Espionage Fears: Reports suggest Saudi Arabia’s partnerships with Israeli cybersecurity firms, such as QuaDream, could enable enhanced domestic surveillance and repression.
Technological Image Washing
Experts argue that these investments serve as “technological image washing,” a strategy to rebuild the Crown Prince’s tarnished reputation. Similar to his ventures in sports and entertainment, Bin Salman’s focus on technology appears to be more about optics than actual economic growth.
Domestic Backlash and Economic Strain
While billions are funneled into speculative investments, Saudi Arabia faces mounting domestic challenges:
Rising Debt: The kingdom’s public debt is projected to reach 1.3 trillion riyals by 2025.
Economic Inequality: Poverty and unemployment remain persistent issues, exacerbated by budget cuts and austerity measures.
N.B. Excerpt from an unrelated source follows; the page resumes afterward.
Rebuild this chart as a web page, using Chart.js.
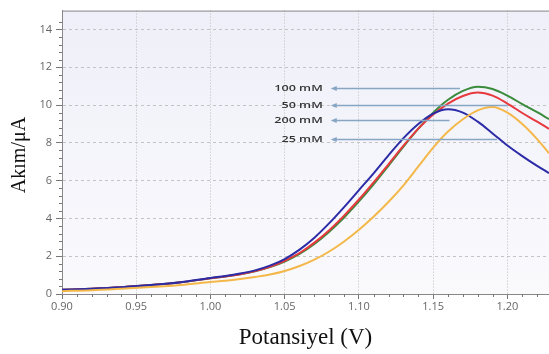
<!DOCTYPE html>
<html>
<head>
<meta charset="utf-8">
<script src="https://cdn.jsdelivr.net/npm/chart.js@4"></script>
<style>
  html, body { margin: 0; padding: 0; background: #fff; }
  #wrap { width: 549px; height: 354px; }
</style>
</head>
<body>
<div id="wrap"><canvas id="c"></canvas></div>
<script>
// potential (V)
const potential = [0.90, 0.92, 0.94, 0.96, 0.98, 1.00, 1.01, 1.02, 1.03, 1.04, 1.05, 1.06, 1.07, 1.08,
    1.09, 1.10, 1.11, 1.12, 1.13, 1.14, 1.15, 1.16, 1.17, 1.18, 1.19, 1.20, 1.21, 1.22, 1.228];

// current (uA) for each concentration
const mM100 = [0.22, 0.28, 0.36, 0.47, 0.62, 0.83, 0.93, 1.05, 1.20, 1.42, 1.72, 2.12, 2.65, 3.30,
    4.05, 4.90, 5.82, 6.80, 7.80, 8.75, 9.60, 10.28, 10.75, 10.97, 10.85, 10.50, 10.05, 9.62, 9.26];
const mM50 = [0.22, 0.28, 0.36, 0.47, 0.62, 0.83, 0.93, 1.05, 1.21, 1.44, 1.76, 2.17, 2.72, 3.38,
    4.15, 5.00, 5.92, 6.88, 7.85, 8.75, 9.50, 10.08, 10.48, 10.66, 10.50, 10.08, 9.58, 9.12, 8.74];
const mM200 = [0.22, 0.28, 0.36, 0.47, 0.62, 0.85, 0.95, 1.08, 1.25, 1.50, 1.85, 2.35, 2.98, 3.75,
    4.60, 5.50, 6.40, 7.35, 8.25, 9.00, 9.55, 9.78, 9.60, 9.12, 8.50, 7.86, 7.30, 6.78, 6.40];
const mM25 = [0.15, 0.20, 0.28, 0.37, 0.48, 0.63, 0.70, 0.79, 0.90, 1.03, 1.22, 1.48, 1.82, 2.25,
    2.78, 3.40, 4.10, 4.88, 5.75, 6.75, 7.75, 8.60, 9.25, 9.72, 9.90, 9.60, 9.00, 8.20, 7.45];

// annotation labels: y level, arrow start and end (data units)
const noteLabels = ['100 mM', '50 mM', '200 mM', '25 mM'];
const noteY = [10.9, 10.02, 9.2, 8.2];
const noteX1 = [1.081, 1.081, 1.081, 1.081];
const noteX2 = [1.168, 1.200, 1.161, 1.193];

const xTicks = [0.90, 0.95, 1.00, 1.05, 1.10, 1.15, 1.20];
const yTicks = [0, 2, 4, 6, 8, 10, 12, 14];

const pts = arr => arr.map((v, i) => ({x: potential[i], y: v}));

const bgPlugin = {
    id: 'bg',
    beforeDraw: chart => {
        const {ctx, chartArea: a} = chart;
        ctx.save();
        const g = ctx.createLinearGradient(0, a.top, 0, a.bottom);
        g.addColorStop(0, '#efeff9');
        g.addColorStop(1, '#fafafd');
        ctx.fillStyle = g;
        ctx.fillRect(a.left, a.top, a.right - a.left, a.bottom - a.top);
        ctx.restore();
    },
    afterDraw: chart => {
        const {ctx, chartArea: a, scales: {x, y}} = chart;
        ctx.save();
        // top border
        ctx.strokeStyle = '#888';
        ctx.lineWidth = 1;
        ctx.beginPath();
        ctx.moveTo(a.left, a.top + 0.5);
        ctx.lineTo(a.right, a.top + 0.5);
        ctx.stroke();
        // minor ticks
        ctx.strokeStyle = '#777';
        ctx.beginPath();
        for (let i = 1; i < 33; i++) {
            if (i % 5 === 0) continue;
            const px = Math.round(x.getPixelForValue(0.9 + i * 0.01)) + 0.5;
            ctx.moveTo(px, a.bottom);
            ctx.lineTo(px, a.bottom + 3);
        }
        for (let i = 1; i < 37; i++) {
            if (i % 5 === 0) continue;
            const py = Math.round(y.getPixelForValue(i * 0.4)) + 0.5;
            ctx.moveTo(a.left - 3, py);
            ctx.lineTo(a.left, py);
        }
        ctx.stroke();

        // arrows + labels
        noteLabels.forEach((lbl, i) => {
            const py = Math.round(y.getPixelForValue(noteY[i])) + 0.5;
            const x1 = x.getPixelForValue(noteX1[i]);
            const x2 = x.getPixelForValue(noteX2[i]);
            ctx.strokeStyle = '#86a6c4';
            ctx.fillStyle = '#86a6c4';
            ctx.lineWidth = 1.5;
            ctx.beginPath();
            ctx.moveTo(x1 + 3, py);
            ctx.lineTo(x2, py);
            ctx.stroke();
            ctx.beginPath();
            ctx.moveTo(x1, py);
            ctx.lineTo(x1 + 6, py - 2.5);
            ctx.lineTo(x1 + 6, py + 2.5);
            ctx.closePath();
            ctx.fill();
            ctx.save();
            ctx.translate(x1 - 8, py);
            ctx.scale(1.4, 1);
            ctx.font = '600 9px "Open Sans"';
            ctx.fillStyle = '#333';
            ctx.textAlign = 'right';
            ctx.textBaseline = 'middle';
            ctx.fillText(lbl, 0, 0);
            ctx.restore();
        });

        // axis titles
        ctx.fillStyle = '#111';
        ctx.textAlign = 'center';
        ctx.textBaseline = 'middle';
        ctx.font = '23px "Liberation Serif"';
        ctx.fillText('Potansiyel (V)', (a.left + a.right) / 2, 338);
        ctx.translate(20, 155);
        ctx.rotate(-Math.PI / 2);
        ctx.font = '20px "Liberation Serif"';
        ctx.fillText('Akım/μA', 0, 0);
        ctx.restore();
    }
};

const mk = (label, arr, color) => ({
    label: label,
    data: pts(arr),
    borderColor: color,
    borderWidth: 2,
    pointRadius: 0,
    cubicInterpolationMode: 'monotone',
    fill: false
});

new Chart(document.getElementById('c'), {
    type: 'line',
    data: {
        datasets: [
            mk('25 mM', mM25, '#f4b84a'),
            mk('200 mM', mM200, '#2c2ca6'),
            mk('50 mM', mM50, '#e63a3e'),
            mk('100 mM', mM100, '#3a8c3c')
        ]
    },
    options: {
        responsive: true,
        maintainAspectRatio: false,
        animation: false,
        layout: {padding: {top: 5, right: 0, left: 0, bottom: 0}},
        plugins: {legend: {display: false}, tooltip: {enabled: false}},
        scales: {
            x: {
                type: 'linear',
                min: 0.9,
                max: 1.228,
                afterFit: s => { s.height = 60; },
                afterBuildTicks: s => { s.ticks = xTicks.map(v => ({value: v})); },
                ticks: {
                    callback: v => v.toFixed(2),
                    color: '#666',
                    font: {family: '"Open Sans"', size: 11},
                    padding: 1,
                    maxRotation: 0
                },
                grid: {color: '#bdbdbd', tickColor: '#777', tickLength: 5, lineWidth: 1},
                border: {color: '#888', dash: [1, 2]}
            },
            y: {
                min: 0,
                max: 15,
                afterFit: s => { s.width = 62; },
                afterBuildTicks: s => { s.ticks = yTicks.map(v => ({value: v})); },
                ticks: {
                    color: '#666',
                    font: {family: '"Open Sans"', size: 11},
                    padding: 4
                },
                grid: {color: '#c4c4c4', tickColor: '#777', tickLength: 6, lineWidth: 1},
                border: {color: '#888', dash: [3, 3]}
            }
        }
    },
    plugins: [bgPlugin]
});
</script>
</body>
</html>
Failed Vision 2030 Projects: Flagship initiatives like NEOM and The Line have yet to deliver promised returns, straining public finances further.
The Role of xAI
xAI’s stated mission is to “understand the true nature of the universe,” but critics question how this aligns with Saudi Arabia’s economic and social priorities. The investment raises concerns about whether the kingdom will benefit from any technological breakthroughs or if this is another example of funds being diverted toward impractical pursuits.
What’s Next?
As Saudi Arabia continues to court global tech giants, the Crown Prince’s strategy faces significant hurdles. The refusal of major firms to engage with Saudi investors highlights the kingdom’s challenges in overcoming its international reputation and convincing partners of its long-term vision.
Saudi citizens and global observers alike are questioning the sustainability of Bin Salman’s approach, especially as the kingdom’s economic woes deepen. Critics argue that unless there is a shift toward more transparent and productive investments, Saudi Arabia risks further economic instability.